Applied Data Science and Machine Learning: 12/01/2006

Wednesday, December 27, 2006

Two Book Recommendations

In my data mining courses, there are two books I always recommend to course attendees who are new to data mining. The first is Data Preparation for Data Mining by Dorian Pyle. I like this book because data preparation is usually the most time-consuming step in the data mining process, and there is only one book I know of that is written entirely for the purpose of data preparation (the second hit in the amazon list I linked is a data prep for SAS book, but that one is SAS-specific).

The second book I recommend is for the analyst who is not a statistician is Data Mining: Practical Machine Learning Tools and Techniques by Witten and Frank. They do a great job of describing algorithms and techniques in data mining in an intuitive way; there are few equations and derivations to cloud the issues for non-mathematicians. The biggest critique I have is that there is no description of neural networks, one of the key algorithms in data mining software packages. But that doesn't dampen my enthusiasm for the book. (If you would like a good, free description of neurla networks, go to the SAS Neural Network FAQ.)

Data mining and Terrorism

Just came across an article by Jim Harper entitled Data Mining Can't Improve Our Security that argues persuasively against the use of data mining in such matters. He writes

Data mining for terrorism prediction has two fundamental flaws:

— First, terrorist acts and their precursors are too rare in our society for there to be patterns to find. There simply is no nugget of information to mine.

— Second, the lack of suitable patterns means that any algorithm used to turn up supposedly suspicious behavior or suspicious people will yield so many false positives as to make it useless. A list of potential terror suspects generated from pattern analysis would not be sufficiently targeted to justify investigating people on the list.

and concludes

Unfortunately, there is no magic bullet that solves the security conundrums created by terrorism. Data mining is a useful technique in many areas, but not this one.
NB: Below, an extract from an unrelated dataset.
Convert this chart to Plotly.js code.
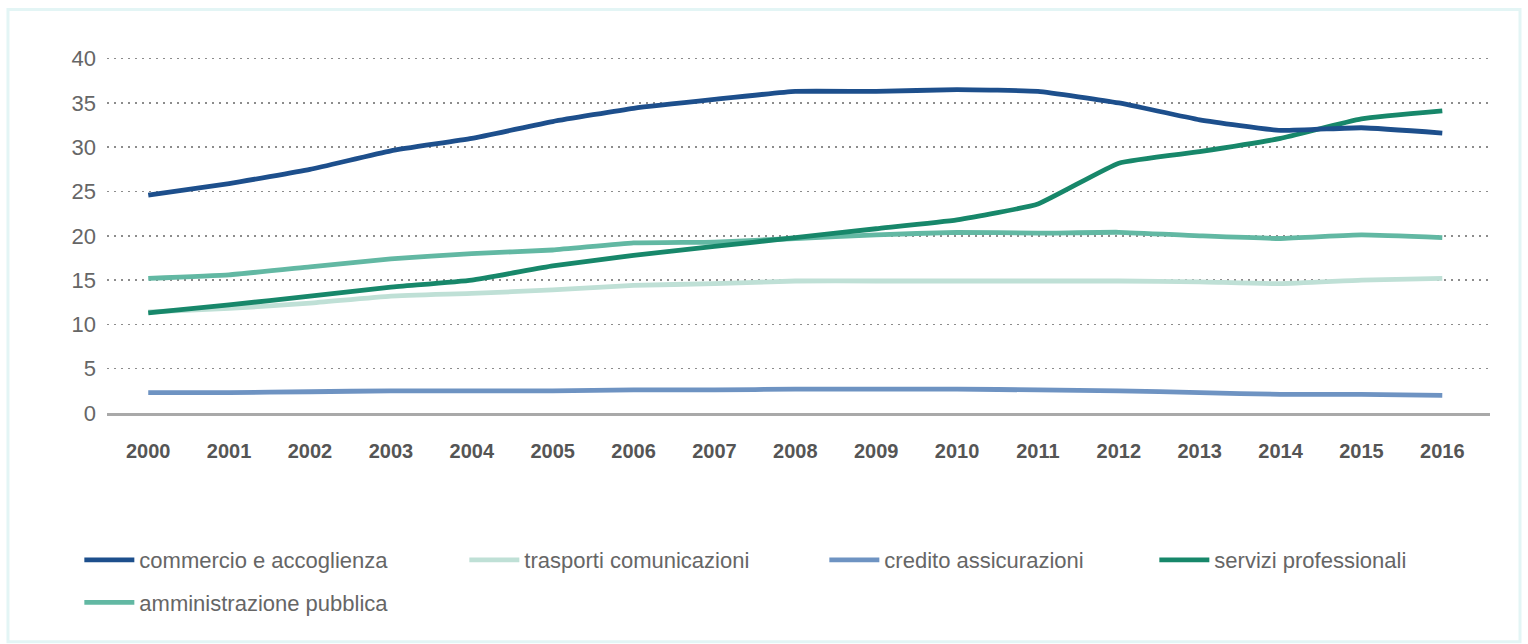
<!DOCTYPE html>
<html>
<head>
<meta charset="utf-8">
<script src="https://cdn.plot.ly/plotly-3.0.1.min.js"></script>
<style>html,body{margin:0;padding:0;background:#fff;}#chart{width:1528px;height:644px;}</style>
</head>
<body>
<div id="chart"></div>
<script>
const years = [2000, 2001, 2002, 2003, 2004, 2005, 2006, 2007, 2008, 2009, 2010, 2011, 2012, 2013, 2014, 2015, 2016];
const commercio = [24.6, 25.9, 27.5, 29.6, 31.0, 32.9, 34.4, 35.4, 36.3, 36.3, 36.5, 36.3, 35.0, 33.1, 31.9, 32.2, 31.6];
const trasporti = [11.4, 11.8, 12.4, 13.2, 13.5, 13.9, 14.4, 14.6, 14.9, 14.9, 14.9, 14.9, 14.9, 14.8, 14.6, 15.0, 15.2];
const credito = [2.3, 2.3, 2.4, 2.5, 2.5, 2.5, 2.6, 2.6, 2.7, 2.7, 2.7, 2.6, 2.5, 2.3, 2.1, 2.1, 2.0];
const servizi = [11.3, 12.2, 13.2, 14.2, 15.0, 16.6, 17.8, 18.8, 19.8, 20.8, 21.8, 23.6, 28.2, 29.5, 31.0, 33.2, 34.1];
const amministrazione = [15.2, 15.6, 16.5, 17.4, 18.0, 18.4, 19.2, 19.3, 19.7, 20.1, 20.4, 20.3, 20.4, 20.0, 19.7, 20.1, 19.8];
const seriesNames = ["commercio e accoglienza", "trasporti comunicazioni", "credito assicurazioni", "servizi professionali", "amministrazione pubblica"];
const yTicks = [0, 5, 10, 15, 20, 25, 30, 35, 40];

const colors = ["#1d4f8c", "#bfe0d6", "#6e93c2", "#17876a", "#62b8a3"];
const seriesData = [commercio, trasporti, credito, servizi, amministrazione];
const legendIds = ["legend", "legend2", "legend3", "legend4", "legend5"];

const traces = seriesData.map((vals, i) => ({
  type: "scatter",
  mode: "lines",
  x: years,
  y: vals,
  name: seriesNames[i],
  line: {color: colors[i], width: 4.8, shape: "spline", smoothing: 0.4},
  legend: legendIds[i],
  hoverinfo: "x+y+name"
}));
// draw order: trasporti underneath
const order = [1, 2, 4, 3, 0];
const ordered = order.map(i => traces[i]);

const legendFont = {family: "Liberation Sans, Arial, sans-serif", size: 22, color: "#666"};
function legendBox(x, y) {
  return {orientation: "h", x: x, xanchor: "left", y: y, yanchor: "top",
          font: legendFont, itemwidth: 50, bgcolor: "rgba(0,0,0,0)"};
}
const row1 = -0.353, row2 = -0.472;

const layout = {
  width: 1528,
  height: 644,
  margin: {l: 107, r: 38, t: 56, b: 231},
  paper_bgcolor: "#ffffff",
  plot_bgcolor: "#ffffff",
  showlegend: true,
  xaxis: {
    range: [1999.49, 2016.59],
    tickvals: years,
    ticktext: years.map(String),
    showgrid: false,
    zeroline: false,
    showline: true,
    linecolor: "#a9a9a9",
    linewidth: 3,
    ticks: "",
    ticklabelstandoff: 18,
    tickfont: {family: "Liberation Sans, Arial, sans-serif", size: 20, color: "#555", weight: "bold"},
    fixedrange: true
  },
  yaxis: {
    range: [0, 40.3],
    tickvals: yTicks,
    ticktext: yTicks.map(String),
    showgrid: true,
    gridcolor: "#8c8c8c",
    gridwidth: 1.5,
    griddash: "2px,5px",
    zeroline: false,
    showline: false,
    ticks: "",
    ticklabelstandoff: 10,
    tickfont: {family: "Liberation Sans, Arial, sans-serif", size: 22, color: "#666"},
    fixedrange: true
  },
  legend: legendBox(-0.02, row1),
  legend2: legendBox(-0.02 + 385 / 1383, row1),
  legend3: legendBox(-0.02 + 745 / 1383, row1),
  legend4: legendBox(-0.02 + 1075 / 1383, row1),
  legend5: legendBox(-0.02, row2),
  shapes: [{
    type: "rect", xref: "paper", yref: "paper",
    x0: -0.0716, x1: 1.0217, y0: -0.641, y1: 1.13,
    line: {color: "#e3f5f5", width: 3},
    fillcolor: "rgba(0,0,0,0)",
    layer: "below"
  }]
};

Plotly.newPlot("chart", ordered, layout, {displayModeBar: false, staticPlot: true});
</script>
</body>
</html>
I must say that in general I agree, and have argued the same privately to course attendees who were interested in this type of analysis. [A disclamor: I have never worked with intellgences data, so these opinions are not based on direct experience with terrorist-related data.] However, I also believe that while the data is particularly difficult, it is not useless, and therefore disagree with the final conclusion. The question I think should be asked is this: can data mining improve the ability of law enforcement to identify suspected terrorists. Now it may be that any improvement in information provided by data mining may not worth the effort (as he argues)--this I don't know. But if it can improve the odds of finding a dangerous individual 10-fold or 100-fold over what is currently done, then is it not helpful? (I won't comment on the privacy issues here--that is another important issue, but unrelated to his premise that data mining is not useful here).

For those who have worked on difficult problems, the exploratory data analysis that takes place during the data mining project nearly always yields useful information even if the no final models are produced. Therefore, the conclusion to not do any data mining at all seems to me to be an overreaction.

Tuesday, December 19, 2006

The Best Data Mining Book of 2005

A bit late, but better late than never! Actually, I just heard Stephen Levitt speak at SPSS Directions in November and was reminded, of course, of his book Freakonomics. In 2005, I recommended the book to my data mining course attendees as my favorite data mining book of the year, despite the term "data mining" never appearing (to the best of my knowlege) in the book at all. I think a quote in the preface summarizes why I liked it:

What interested Levitt were the stuff and riddles of everyday life... 'He (Levitt) is an intuitionist. He sifts through a pile of data to find a story no one else has found. He figures a way to measure an effect that veteran economists had declared unmeasurable.

It was the idea of "sifting", a prominent term in the Gartner Group definition (and one that I like in particular) that struck me. And all the examples Levitt gives in his book are examples of uncovering patterns in data that are not the most obvious answers, but rather are ones that fit the data better (in his opinion). I like the book because he approaches data with a forensic mindset.

Tuesday, December 05, 2006

Distance metrics

Will Dwinnell (fellow poster here, but who also has a blog specific to Matlab at http://matlabdatamining.blogspot.com) recently posted on Mahalanobis distance as an alternative to Euclidean distance. We are kindred spirits on this one as I have long advocated the Mahalanobis distance, particularly for data that is close to being normally distributed (there are fixes to make numeric data more normally distributed, of course, but that's for another post, perhaps).

The reasons he gives are right on point, but I'd like to expand the application side. I was first introduced to Mahalanobis distance in the context of Nearest Mean classifiers. In case anyone is not familiar with the M. distance, it weights the Euclidean distance by the covariance matrix (think of Euclidean distance as weighing the distance by the Identity matrix). But it is very useful in many other contexts in addition to these or Radial Basis Function networks, and in fact, any time you compute a distance in an algorithm the M. distance is my preferred distance metric, including k-nearest neighbor, and clustering (like Isodata or K-Means).

The problem is that very few data mining software packages have it. I was introduced to it in an obsolete tool called OLPARS (I also wrote code for it, including Perceptrons, RBFs, and some neural networks). But Matlab does it quite easily.